Ecosyste.ms: Awesome

An open API service indexing awesome lists of open source software.

Awesome Lists | Featured Topics | Projects

https://github.com/davidcavazos/pubsub-mapreduce


https://github.com/davidcavazos/pubsub-mapreduce

Last synced: 22 days ago
JSON representation

Awesome Lists containing this project

README

        

# Pub/Sub MapReduce
The following sample shows how to create a Map-Reduce cluster using Pub/Sub for communication instead of the filesystem. With an appropriate cluster size, this can handle up to 1 million messages per second.

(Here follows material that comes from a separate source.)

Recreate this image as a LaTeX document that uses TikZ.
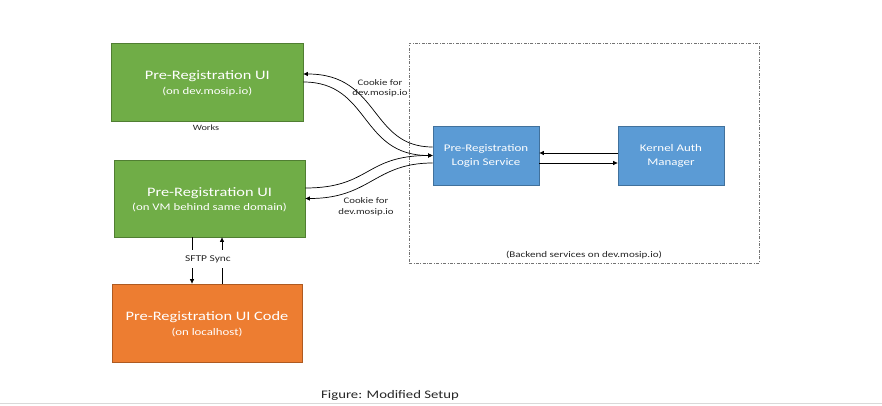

The basic workflow is the following. We have 5 knobs, each can point to anywhere between 0 and 200,000. The 5 knobs combined will handle up to 1,000,000. Those knobs are handled by a device in IoT Core, which will send every change done to any of the knobs through a Pub/Sub topic. We want to be flood that number of messages to another Pub/Sub topic, then count them, and send the results back the IoT Core device.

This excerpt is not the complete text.